Welcome back to our series of articles sponsored by Intel – “Ask a Data Scientist.” Once a week you’ll see reader submitted questions of varying levels of technical detail answered by a practicing data scientist – sometimes by me and other times by an Intel data scientist. Think of this new insideBIGDATA feature as a valuable resource for you to get up to speed in this flourishing area of technology. If you have a big data question you’d like answered, please just enter a comment below, or send an e-mail to me at: daniel@insidehpc.com. This week’s question is from a reader who wants an explanation of the “bias vs. variance tradeoff in statistical learning.”

**Q:** **Explain the bias vs. variance tradeoff in statistical learning.**

**A:** The bias-variance tradeoff is an important aspect of data science projects based on machine learning. To simplify the discussion, let me provide an explanation of the tradeoff that avoids mathematical equations.
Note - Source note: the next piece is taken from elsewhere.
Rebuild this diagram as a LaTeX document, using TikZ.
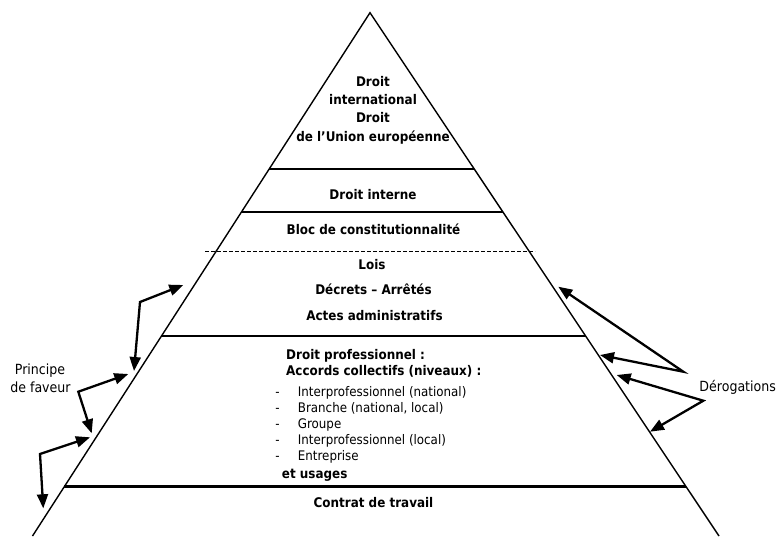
\documentclass[tikz,border=0pt]{standalone}
\usepackage{fontspec}
\setmainfont{DejaVu Sans Condensed}
\usetikzlibrary{arrows.meta,calc}
\begin{document}
\begin{tikzpicture}[x=1pt,y=-1pt,
  edge/.style={line width=1.4pt},
  level/.style={line width=2.2pt},
  sep/.style={line width=0.8pt, dash pattern=on 4pt off 2pt},
  arr/.style={line width=2.3pt, {Triangle[length=14pt,width=11pt]}-{Triangle[length=14pt,width=11pt]}, line join=miter},
  bt/.style={font=\fontsize{13.3}{15}\selectfont\bfseries, inner sep=0pt, anchor=base},
  btl/.style={font=\fontsize{13.3}{15}\selectfont\bfseries, inner sep=0pt, anchor=base west},
  rt/.style={font=\fontsize{13.2}{15}\selectfont, inner sep=0pt, anchor=base west},
  hyph/.style={font=\fontsize{13.2}{15}\selectfont, inner sep=0pt, anchor=base},
  lab/.style={font=\fontsize{14}{16}\selectfont, inner sep=0pt, anchor=base}
]
\useasboundingbox (0,0) rectangle (779,536);
% pyramid
\coordinate (apex) at (370,12.7);
\coordinate (bl) at (32.5,536);
\coordinate (br) at (719,536);
\draw[edge, line join=miter] (bl) -- (apex) -- (br);
% levels
\coordinate (l1a) at ($(apex)!0.2993!(bl)$);
\coordinate (l1b) at ($(apex)!0.2993!(br)$);
\coordinate (l2a) at ($(apex)!0.3803!(bl)$);
\coordinate (l2b) at ($(apex)!0.3803!(br)$);
\coordinate (l3a) at ($(apex)!0.6178!(bl)$);
\coordinate (l3b) at ($(apex)!0.6178!(br)$);
\coordinate (l4a) at ($(apex)!0.9054!(bl)$);
\coordinate (l4b) at ($(apex)!0.9054!(br)$);
\draw[level] (l1a) -- (l1b);
\draw[level] (l2a) -- (l2b);
\draw[level] (l3a) -- (l3b);
\draw[level] (l4a) -- (l4b);
\coordinate (d1) at (205,251);
\coordinate (d2) at (535,251);
\draw[sep] (d1) -- (d2);
% texts
\node[bt] (t1) at (373,86) {Droit};
\node[bt] (t2) at (373,104.5) {international};
\node[bt] (t3) at (373,122.5) {Droit};
\node[bt] (t4) at (373,141) {de l’Union européenne};
\node[bt] (t5) at (373,199.5) {Droit interne};
\node[bt] (t6) at (373.5,234) {Bloc de constitutionnalité};
\node[bt] (t7) at (372,269.5) {Lois};
\node[bt] (t8) at (373.5,294.5) {Décrets – Arrêtés};
\node[bt] (t9) at (374.5,320.5) {Actes administratifs};
\node[btl] (t10) at (286,359) {Droit professionnel :};
\node[btl] (t11) at (286,375) {Accords collectifs (niveaux) :};
\node[hyph] (h1) at (277.5,396) {-};
\node[rt] (i1) at (297.7,396) {Interprofessionnel (national)};
\node[hyph] (h2) at (277.5,412.2) {-};
\node[rt] (i2) at (297.7,412.2) {Branche (national, local)};
\node[hyph] (h3) at (277.5,428.4) {-};
\node[rt] (i3) at (297.7,428.4) {Groupe};
\node[hyph] (h4) at (277.5,444.6) {-};
\node[rt] (i4) at (297.7,444.6) {Interprofessionnel (local)};
\node[hyph] (h5) at (277.5,460.8) {-};
\node[rt] (i5) at (297.7,460.8) {Entreprise};
\node[btl] (t12) at (281.7,478.5) {et usages};
\node[bt] (t13) at (373.5,507.5) {Contrat de travail};
\node[lab] (pf1) at (40,374.5) {Principe};
\node[lab] (pf2) at (40.5,392.5) {de faveur};
\node[lab] (der) at (737.7,391) {Dérogations};
% principe de faveur arrows
\coordinate (a1) at (183.3,285);
\coordinate (a2) at (140,302);
\coordinate (a3) at (134,371);
\draw[arr] (a1) -- (a2) -- (a3);
\coordinate (b1) at (128.3,374);
\coordinate (b2) at (78.3,391.7);
\coordinate (b3) at (91.7,433.3);
\draw[arr] (b1) -- (b2) -- (b3);
\coordinate (c1) at (90,437.3);
\coordinate (c2) at (40,454);
\coordinate (c3) at (43.3,508.3);
\draw[arr] (c1) -- (c2) -- (c3);
% derogations arrows
\coordinate (e1) at (558.3,286.7);
\coordinate (e2) at (683.3,371.7);
\coordinate (e3) at (600,355);
\draw[arr] (e1) -- (e2) -- (e3);
\coordinate (f1) at (616.7,375);
\coordinate (f2) at (703.3,400.7);
\coordinate (f3) at (650,431.7);
\draw[arr] (f1) -- (f2) -- (f3);
\end{tikzpicture}
\end{document}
To approximate reality, learning algorithm use mathematical or statistical models whose “error” can be split into two main components: reducible and irreducible error. Irreducible error or inherent uncertainty is associated with a natural variability in a system. On the other hand, reducible error, as the name suggests, can be and should be minimized further to maximize accuracy.

Reducible error can be further decomposed into “error due to squared bias” and “error due to variance.” The data scientist’s goal is to simultaneously reduce bias and variance as much as possible in order to obtain as accurate model as is feasible. However, there is a tradeoff to be made when selecting models of different flexibility or complexity and in selecting appropriate training sets to minimize these sources of error!
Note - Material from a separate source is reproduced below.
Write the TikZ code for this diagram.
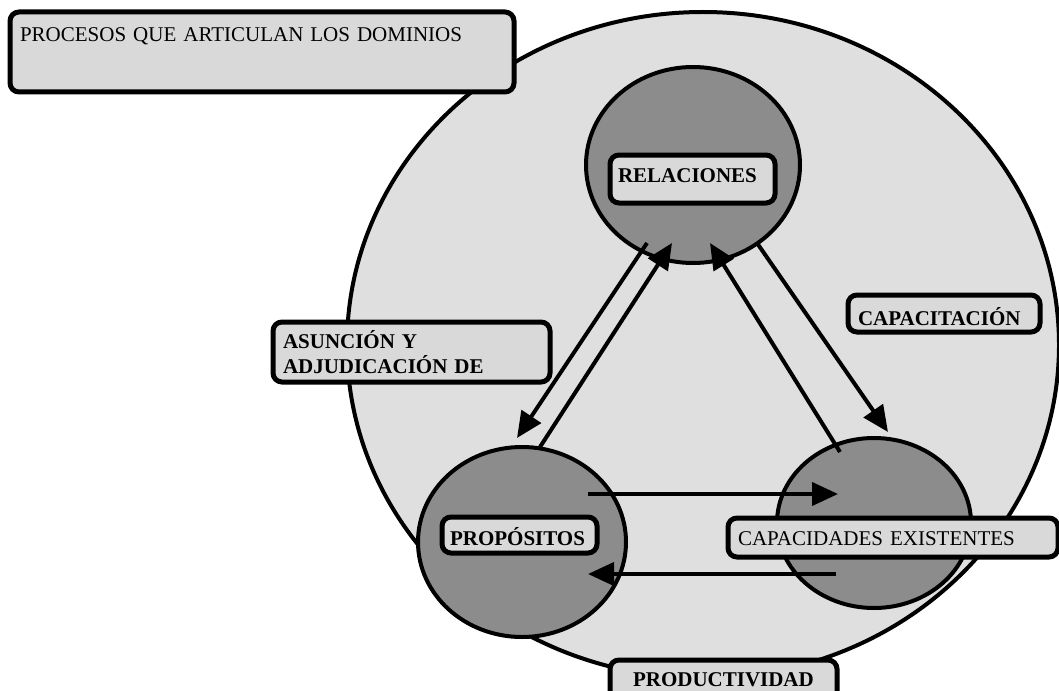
\documentclass[tikz,border=0pt]{standalone}
\usepackage{fontspec}
\setmainfont{Liberation Serif}
\usetikzlibrary{shapes.geometric,arrows.meta,calc}
\definecolor{fieldgray}{HTML}{DFDFDF}
\definecolor{boxgray}{HTML}{D9D9D9}
\definecolor{circgray}{HTML}{8C8C8C}

\begin{document}
\begin{tikzpicture}[x=1pt,y=-1pt,
  field/.style={ellipse, draw, line width=4pt, fill=fieldgray, inner sep=0pt, outer sep=0pt},
  domaincirc/.style={ellipse, draw, line width=4pt, fill=circgray, inner sep=0pt, outer sep=0pt},
  labelbox/.style={draw, line width=5pt, rounded corners=9pt, fill=boxgray,
    inner ysep=0pt, outer sep=0pt, anchor=north west, align=left,
    font=\fontsize{21}{25}\selectfont},
  boldbox/.style={labelbox, font=\fontsize{21}{25}\selectfont\bfseries},
  flow/.style={line width=4pt, -{Triangle[length=26pt,width=23pt]}}
]
\useasboundingbox (0,0) rectangle (1059,690);

% outer field of the three domains
\node[field, minimum width=712pt, minimum height=666pt] (field) at (703,345) {};

% title and process labels lying on the field
\node[labelbox, inner xsep=10pt, text width=484pt, text height=30pt, text depth=50pt]
  (title) at (10,12) {PROCESOS QUE ARTICULAN LOS DOMINIOS};
\node[boldbox, inner xsep=10pt, text width=257pt, text height=26pt, text depth=34pt]
  (asuncion) at (273,322) {ASUNCIÓN Y\\ADJUDICACIÓN DE};
\node[boldbox, inner xsep=10pt, text width=172pt, text height=30pt, text depth=7pt]
  (capacitacion) at (848,295) {CAPACITACIÓN};
\node[boldbox, inner xsep=23pt, text width=181pt, text height=26pt, text depth=24pt]
  (productividad) at (610,660) {PRODUCTIVIDAD};

% the three domains
\node[domaincirc, minimum width=214pt, minimum height=196pt] (rel) at (693,165) {};
\node[domaincirc, minimum width=208pt, minimum height=190pt] (prop) at (522,542) {};
\node[domaincirc, minimum width=194pt, minimum height=170pt] (cap) at (874,523) {};

% flows between the domains
\draw[flow] ($(rel)+(-46,78)$) -- ($(prop)+(-5,-104)$);
\draw[flow] ($(prop)+(18,-95)$) -- ($(rel)+(-21,78)$);
\draw[flow] ($(cap)+(-34,-71)$) -- ($(rel)+(17,78)$);
\draw[flow] ($(rel)+(64,78)$) -- ($(cap)+(14,-91)$);
\draw[flow] ($(prop)+(66,-48)$) -- ($(cap)+(-36,-29)$);
\draw[flow] ($(cap)+(-38,51)$) -- ($(prop)+(66,32)$);

% domain names
\node[boldbox, inner xsep=8pt, text width=149pt, text height=27pt, text depth=21pt]
  (relname) at (610,155) {RELACIONES};
\node[boldbox, inner xsep=8pt, text width=139pt, text height=28pt, text depth=8pt]
  (propname) at (442,517) {PROPÓSITOS};
\node[labelbox, inner xsep=10pt, text width=310pt, text height=27pt, text depth=12pt]
  (capname) at (728,518) {CAPACIDADES EXISTENTES};
\end{tikzpicture}
\end{document}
The *error due to squared bias* is the amount by which the expected model prediction differs from the true value or target, over the training data. Because of that very particular definition, I tend to think of bias as being introduced at model selection. Now, data scientists can repeat the model building process (through resampling) to obtain the average of prediction values. If these average prediction values are substantially different that the true value, bias will be high.
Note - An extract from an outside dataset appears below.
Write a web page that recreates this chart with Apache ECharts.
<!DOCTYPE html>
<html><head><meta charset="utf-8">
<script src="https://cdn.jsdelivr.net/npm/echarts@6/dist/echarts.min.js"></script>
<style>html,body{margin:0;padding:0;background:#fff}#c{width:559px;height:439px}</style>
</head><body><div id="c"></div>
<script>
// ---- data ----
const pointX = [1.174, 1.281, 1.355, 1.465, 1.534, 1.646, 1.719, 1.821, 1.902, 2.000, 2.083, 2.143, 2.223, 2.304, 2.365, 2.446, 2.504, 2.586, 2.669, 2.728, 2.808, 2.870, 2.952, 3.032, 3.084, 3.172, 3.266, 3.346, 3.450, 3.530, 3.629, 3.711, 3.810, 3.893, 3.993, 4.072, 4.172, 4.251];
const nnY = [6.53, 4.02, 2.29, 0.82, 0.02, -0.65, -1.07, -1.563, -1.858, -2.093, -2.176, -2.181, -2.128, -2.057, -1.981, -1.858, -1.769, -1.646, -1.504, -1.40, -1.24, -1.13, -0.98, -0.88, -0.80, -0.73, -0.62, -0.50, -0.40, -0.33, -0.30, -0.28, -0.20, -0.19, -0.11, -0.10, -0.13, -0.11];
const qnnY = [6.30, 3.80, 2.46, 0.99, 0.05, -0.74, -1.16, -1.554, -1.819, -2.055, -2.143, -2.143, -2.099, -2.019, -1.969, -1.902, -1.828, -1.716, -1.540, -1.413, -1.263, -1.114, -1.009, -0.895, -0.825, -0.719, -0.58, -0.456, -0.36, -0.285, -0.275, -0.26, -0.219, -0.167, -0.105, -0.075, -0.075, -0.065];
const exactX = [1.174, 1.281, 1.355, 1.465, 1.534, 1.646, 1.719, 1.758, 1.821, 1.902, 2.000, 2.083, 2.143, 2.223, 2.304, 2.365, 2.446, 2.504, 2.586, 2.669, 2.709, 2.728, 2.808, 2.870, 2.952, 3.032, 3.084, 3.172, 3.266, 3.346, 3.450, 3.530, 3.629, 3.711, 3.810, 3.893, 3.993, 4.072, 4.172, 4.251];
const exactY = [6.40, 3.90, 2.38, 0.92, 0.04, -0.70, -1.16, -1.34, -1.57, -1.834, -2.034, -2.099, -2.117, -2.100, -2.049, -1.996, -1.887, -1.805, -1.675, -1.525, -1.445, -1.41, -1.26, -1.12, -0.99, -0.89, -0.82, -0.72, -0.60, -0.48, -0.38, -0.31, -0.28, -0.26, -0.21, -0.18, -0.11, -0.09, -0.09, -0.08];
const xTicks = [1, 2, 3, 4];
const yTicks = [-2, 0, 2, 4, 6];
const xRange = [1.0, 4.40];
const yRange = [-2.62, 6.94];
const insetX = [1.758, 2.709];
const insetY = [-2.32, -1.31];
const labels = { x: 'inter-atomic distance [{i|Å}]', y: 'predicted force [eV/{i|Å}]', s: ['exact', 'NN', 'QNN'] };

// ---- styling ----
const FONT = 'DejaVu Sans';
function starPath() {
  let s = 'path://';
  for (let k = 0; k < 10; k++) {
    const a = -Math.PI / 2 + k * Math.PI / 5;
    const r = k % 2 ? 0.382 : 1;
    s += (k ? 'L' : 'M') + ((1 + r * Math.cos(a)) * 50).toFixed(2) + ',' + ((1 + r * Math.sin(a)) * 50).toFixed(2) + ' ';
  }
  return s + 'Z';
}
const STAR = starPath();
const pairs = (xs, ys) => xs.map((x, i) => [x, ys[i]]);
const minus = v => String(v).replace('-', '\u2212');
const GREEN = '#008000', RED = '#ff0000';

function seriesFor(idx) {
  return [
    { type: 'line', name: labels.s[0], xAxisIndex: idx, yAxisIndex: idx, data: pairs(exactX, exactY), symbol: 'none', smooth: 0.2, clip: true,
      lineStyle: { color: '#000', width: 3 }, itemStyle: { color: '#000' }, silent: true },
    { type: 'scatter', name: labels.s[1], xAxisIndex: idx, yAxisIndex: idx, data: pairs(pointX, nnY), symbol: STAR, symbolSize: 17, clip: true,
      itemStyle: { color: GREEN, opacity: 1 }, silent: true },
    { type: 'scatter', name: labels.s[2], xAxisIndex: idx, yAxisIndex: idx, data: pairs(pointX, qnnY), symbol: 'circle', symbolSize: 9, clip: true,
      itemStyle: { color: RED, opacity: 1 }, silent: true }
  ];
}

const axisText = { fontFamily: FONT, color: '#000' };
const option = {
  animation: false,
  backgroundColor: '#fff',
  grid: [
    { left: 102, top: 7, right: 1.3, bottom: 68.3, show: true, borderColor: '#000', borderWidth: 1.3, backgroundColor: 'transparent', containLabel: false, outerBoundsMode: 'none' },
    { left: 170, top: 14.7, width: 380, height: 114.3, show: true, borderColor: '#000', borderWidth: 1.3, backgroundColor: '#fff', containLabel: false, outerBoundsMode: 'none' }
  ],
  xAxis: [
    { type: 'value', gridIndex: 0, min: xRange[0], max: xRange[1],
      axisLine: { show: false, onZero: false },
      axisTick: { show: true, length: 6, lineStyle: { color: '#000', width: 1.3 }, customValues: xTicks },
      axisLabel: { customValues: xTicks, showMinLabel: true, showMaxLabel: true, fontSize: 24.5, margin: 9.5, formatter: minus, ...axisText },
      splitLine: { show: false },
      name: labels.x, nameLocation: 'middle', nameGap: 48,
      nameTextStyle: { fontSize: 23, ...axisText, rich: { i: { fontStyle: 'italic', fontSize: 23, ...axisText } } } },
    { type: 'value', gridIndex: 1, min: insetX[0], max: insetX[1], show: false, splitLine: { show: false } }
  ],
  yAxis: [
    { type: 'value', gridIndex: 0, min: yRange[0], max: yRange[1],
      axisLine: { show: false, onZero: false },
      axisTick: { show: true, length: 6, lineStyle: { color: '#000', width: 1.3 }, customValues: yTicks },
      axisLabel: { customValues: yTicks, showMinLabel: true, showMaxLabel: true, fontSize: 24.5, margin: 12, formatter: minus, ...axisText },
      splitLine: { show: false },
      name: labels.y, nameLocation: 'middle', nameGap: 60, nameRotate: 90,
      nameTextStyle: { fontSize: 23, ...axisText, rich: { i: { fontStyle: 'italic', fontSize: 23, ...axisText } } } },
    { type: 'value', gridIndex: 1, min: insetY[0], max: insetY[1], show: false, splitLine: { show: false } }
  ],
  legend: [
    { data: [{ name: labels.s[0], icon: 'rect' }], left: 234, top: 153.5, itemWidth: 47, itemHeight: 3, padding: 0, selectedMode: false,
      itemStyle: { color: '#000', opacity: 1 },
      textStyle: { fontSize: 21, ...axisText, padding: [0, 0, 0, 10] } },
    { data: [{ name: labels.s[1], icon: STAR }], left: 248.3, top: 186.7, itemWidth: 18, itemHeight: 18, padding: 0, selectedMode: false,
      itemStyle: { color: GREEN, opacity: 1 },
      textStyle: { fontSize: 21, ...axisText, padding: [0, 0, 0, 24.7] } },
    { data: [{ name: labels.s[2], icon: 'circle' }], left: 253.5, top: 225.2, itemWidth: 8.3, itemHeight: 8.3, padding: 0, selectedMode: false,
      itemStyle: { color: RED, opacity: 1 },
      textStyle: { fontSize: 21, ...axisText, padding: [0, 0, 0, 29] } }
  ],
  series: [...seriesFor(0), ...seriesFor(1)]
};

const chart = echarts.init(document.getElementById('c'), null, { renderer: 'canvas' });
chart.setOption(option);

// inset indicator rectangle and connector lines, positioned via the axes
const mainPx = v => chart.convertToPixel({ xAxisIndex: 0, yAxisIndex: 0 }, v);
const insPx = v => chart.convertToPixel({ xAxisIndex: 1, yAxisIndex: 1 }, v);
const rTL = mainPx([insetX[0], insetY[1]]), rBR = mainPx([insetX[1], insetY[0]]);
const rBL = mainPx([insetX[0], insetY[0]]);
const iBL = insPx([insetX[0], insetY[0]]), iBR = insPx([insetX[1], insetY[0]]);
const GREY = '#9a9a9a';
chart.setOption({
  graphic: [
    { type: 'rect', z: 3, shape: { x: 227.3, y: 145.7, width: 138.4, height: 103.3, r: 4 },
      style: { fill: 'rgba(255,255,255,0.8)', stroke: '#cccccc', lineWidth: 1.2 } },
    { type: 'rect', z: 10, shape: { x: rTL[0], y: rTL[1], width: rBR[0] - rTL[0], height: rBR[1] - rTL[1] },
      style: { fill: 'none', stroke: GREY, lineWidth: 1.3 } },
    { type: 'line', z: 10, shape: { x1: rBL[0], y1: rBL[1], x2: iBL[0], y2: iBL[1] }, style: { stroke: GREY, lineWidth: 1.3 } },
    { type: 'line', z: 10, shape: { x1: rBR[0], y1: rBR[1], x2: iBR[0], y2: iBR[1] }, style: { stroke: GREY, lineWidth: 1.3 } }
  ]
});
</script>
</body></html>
The *error due to variance* is the amount by which the prediction, over one training set, differs from the expected predicted value, over all the training sets. As with bias, you can repeat the entire model building process multiple times. To paraphrase Manning et al (2008), variance measures how inconsistent are the predictions from one another, over different training sets, not whether they are accurate or not.

Models that exhibit small variance and high bias *underfit* the truth target. Models that exhibit high variance and low bias *overfit* the truth target. Note that if your target truth is highly nonlinear, and you select a linear model to approximate it, then you’re introducing a bias resulting from the linear model’s inability to capture nonlinearity. In fact, your linear model is *underfitting *the nonlinear target function over the training set. Likewise, if your target truth is linear, and you select a nonlinear model to approximate it, then you’re introducing a bias resulting from the nonlinear model’s inability to be linear where it needs to be. In fact, the nonlinear model is *overfitting* the linear target function over the training set.

The “tradeoff” between bias and variance can be viewed in this manner – a learning algorithm with low bias must be “flexible” so that it can fit the data well. But if the learning algorithm is too flexible (for instance, too linear), it will fit each training data set differently, and hence have high variance. A key characteristic of many supervised learning methods is a built-in way to control the bias-variance tradeoff either automatically or by providing a special parameter that the data scientist can adjust.

When working to characterize the *bias-variance tradeoff*, you need to develop metrics for determining the accuracy of your model. There are two common metrics used in machine learning: training error and test error. As an example, for linear regression models you can calculate the Mean Square Error (MSE) for the different data sets – training set to train the model (60-80% of the available data), and test set to check the accuracy of the model (40-20% of the available data). For completeness, there is an additional validation step after training. So a typical split is 50% training, 25% validation, and 25% test. The training set is for model fitting. The validation set is for estimating the prediction error so you can choose the appropriate model. And the test set is used to assess the model (and its error) once the model is chosen.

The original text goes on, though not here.